Ambassador Fogg says the public dialogue between Ankara and Brussels should be more constructive. She dismisses comments made by some older EU politicians who referred to the European Union as a Christian club, since it is a multi-cultural community. She notes that Islam is now the second-largest religion in Great Britain and France. But she says it is taking a long time to develop an understanding in Turkey of what the EU is all about due to what she says is Turkey's isolation:

"I find that knowledge of west European languages (in Turkey) is not very widespread.
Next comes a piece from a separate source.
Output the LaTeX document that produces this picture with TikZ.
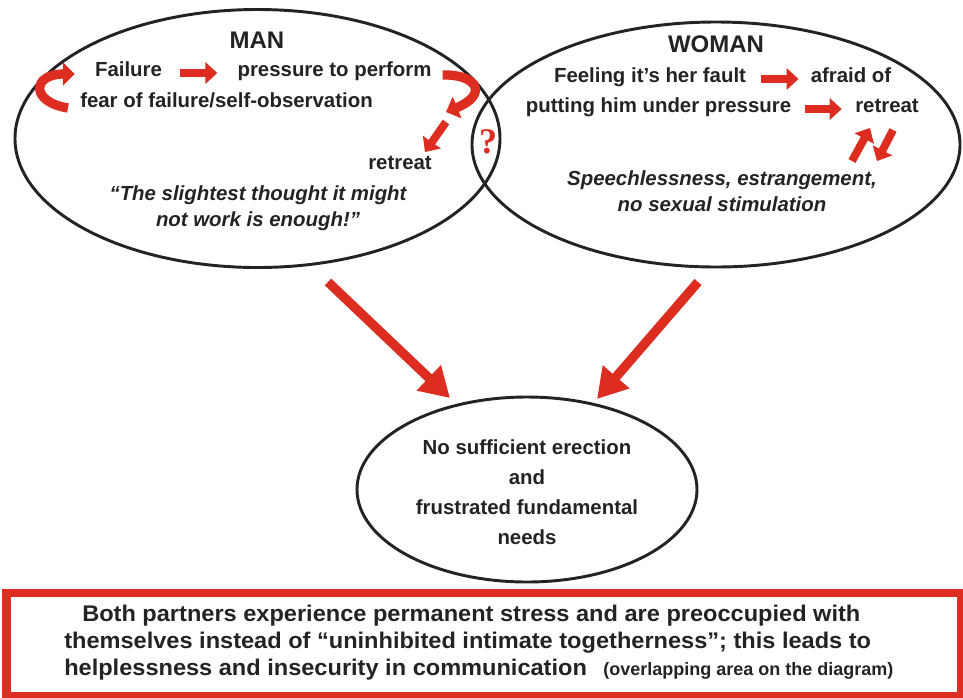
\documentclass[tikz,border=0pt]{standalone}
\usepackage{fontspec}
\setmainfont{Liberation Sans}
\newfontfamily\qfont{Liberation Serif}
\newfontfamily\wfont[FakeStretch=1.04]{Liberation Sans}
\usetikzlibrary{shapes.geometric,arrows.meta,calc}
\definecolor{redc}{RGB}{220,45,32}
\definecolor{txt}{RGB}{35,35,38}
\begin{document}
\begin{tikzpicture}[x=0.75pt,y=-0.75pt,
  txtn/.style={inner sep=0pt, text=txt, font=\bfseries\fontsize{15.3}{19.5}\selectfont, text height=0.72em, text depth=0.2em},
  ttl/.style={inner sep=0pt, text=txt, font=\bfseries\fontsize{18}{22}\selectfont},
  itn/.style={inner sep=0pt, text=txt, align=center, font=\bfseries\itshape\fontsize{15.3}{19.5}\selectfont},
  oval/.style={draw=txt, ellipse, line width=2.2pt, inner sep=0pt},
  blk/.style={draw=redc, line width=6pt, -{Triangle[length=9pt,width=16pt]}},
  carrow/.style={draw=redc, line width=7pt, -{Triangle[length=9pt,width=17pt]}},
  bigarrow/.style={draw=redc, line width=7pt, -{Triangle[length=22pt,width=25pt]}},
  boxtxt/.style={inner sep=0pt, anchor=base west, text=txt, font=\wfont\bfseries\fontsize{17}{20}\selectfont}
]
\useasboundingbox (0,0) rectangle (963,697);

% ellipses
\node[oval, minimum width=363.75pt, minimum height=193.5pt] (man) at (257.5,138.5) {};
\node[oval, minimum width=366pt, minimum height=183.75pt] (woman) at (716,144.5) {};
\node[oval, minimum width=255pt, minimum height=138.75pt] (result) at (527,489.5) {};

% MAN side
\node[ttl] (mant) at (257,40) {MAN};
\node[txtn] (failure) at (128.5,73) {Failure};
\node[txtn] (pressure) at (334.5,73) {pressure to perform};
\node[txtn] (fear) at (226.5,104) {fear of failure/self-observation};
\node[txtn] (mretreat) at (400,166) {retreat};
\node[itn] (quote) at (258,208) {“The slightest thought it might\\ not work is enough!”};

\draw[blk, shorten <=13pt, shorten >=15pt] (failure.east) -- (pressure.west);
\coordinate (fl) at ($(fear.west)+(-12,4)$);
\coordinate (fr) at ($(failure.west)+(-20,1)$);
\draw[carrow] (fl) .. controls (30,102) and (32,74) .. (fr);
\coordinate (pr) at ($(pressure.east)+(11,2)$);
\coordinate (pe) at (446,112);
\draw[carrow] (pr) .. controls (478,74) and (488,95) .. (pe);
\coordinate (ms) at (446,122);
\coordinate (me) at (425,152);
\draw[blk] (ms) -- (me);

% WOMAN side
\node[ttl] (womant) at (716,44) {WOMAN};
\node[txtn] (feel) at (650,79) {Feeling it’s her fault};
\node[txtn] (afraid) at (851,79) {afraid of};
\node[txtn] (putting) at (658.5,109) {putting him under pressure};
\node[txtn] (wretreat) at (887,109) {retreat};
\node[itn] (speech) at (722,191) {Speechlessness, estrangement,\\ no sexual stimulation};

\draw[blk, shorten <=11pt, shorten >=9pt] (feel.east) -- (afraid.west);
\draw[blk, shorten <=10pt, shorten >=10pt] (putting.east) -- (wretreat.west);
\coordinate (u1) at (852,161);
\coordinate (u2) at (870,128);
\coordinate (d1) at (893,130);
\coordinate (d2) at (877,161);
\draw[blk] (u1) -- (u2);
\draw[blk] (d1) -- (d2);

% question mark in overlap
\node[inner sep=0pt, text=redc, font=\qfont\bfseries\fontsize{27}{29}\selectfont] (q) at (488,142) {?};

% big arrows
\coordinate (bl1) at (328,282);
\coordinate (bl2) at (450,398);
\coordinate (br1) at (698,282);
\coordinate (br2) at (597,399);
\draw[bigarrow] (bl1) -- (bl2);
\draw[bigarrow] (br1) -- (br2);

% result text
\node[txtn, align=center, text height=, text depth=, font=\bfseries\fontsize{15.3}{22.5}\selectfont] (restxt) at (527,492)
  {No sufficient erection\\ and\\ frustrated fundamental\\ needs};

% bottom box
\node[draw=redc, line width=6.5pt, minimum width=716pt, minimum height=77.25pt, inner sep=0pt] (box) at (484,644.5) {};
\node[boxtxt] (b1) at (82,621) {Both partners experience permanent stress and are preoccupied with};
\node[boxtxt] (b2) at (64,648) {themselves instead of “uninhibited intimate togetherness”; this leads to};
\node[boxtxt] (b3) at (64,675) {helplessness and insecurity in communication};
\node[boxtxt, font=\bfseries\fontsize{13.5}{16}\selectfont] (b4) at (603,675) {(overlapping area on the diagram)};
\end{tikzpicture}
\end{document}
I find that linkages between chambers of commerce, municipalities, NGOs, is nothing like as developed as it is between, for instance, East European countries and Western Europe -- linkages which have developed in the last 10 years."
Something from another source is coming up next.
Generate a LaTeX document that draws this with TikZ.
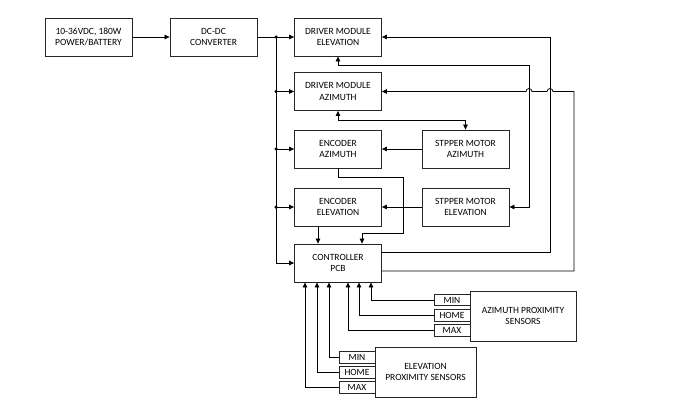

Ambassador Fogg notes that a positive development for the future of EU-Turkish relations is that the new president of the European Commission, Romano Prodi, was an economic advisor in the late 1980's to Turkey's prime minister at the time, Turgut Ozal.

The director of the Turkish Foreign Policy Institute, Seyfi Tashan, takes a more long-range view. He says that if the EU is to remain a defensive entity in economic and geopolitical terms without any global ambitions, then it will be very difficult to admit Turkey:

"They might wish to create this 'citadel Europe' concept, then Turkey has no place in it. But if Europe wishes to play a greater role in the world, not only economically but also politically, then Turkey is an unavoidable ally."

Tashan says Turkey's rate of development is such that in 15 years, as he puts it, "we will have licked our underdevelopment problem," which he notes is no longer a national problem but a regional problem. In his words, "The EU may not wish to have Turkey as a full member until then, but in 15 years' time, who knows what will happen in Europe itself?"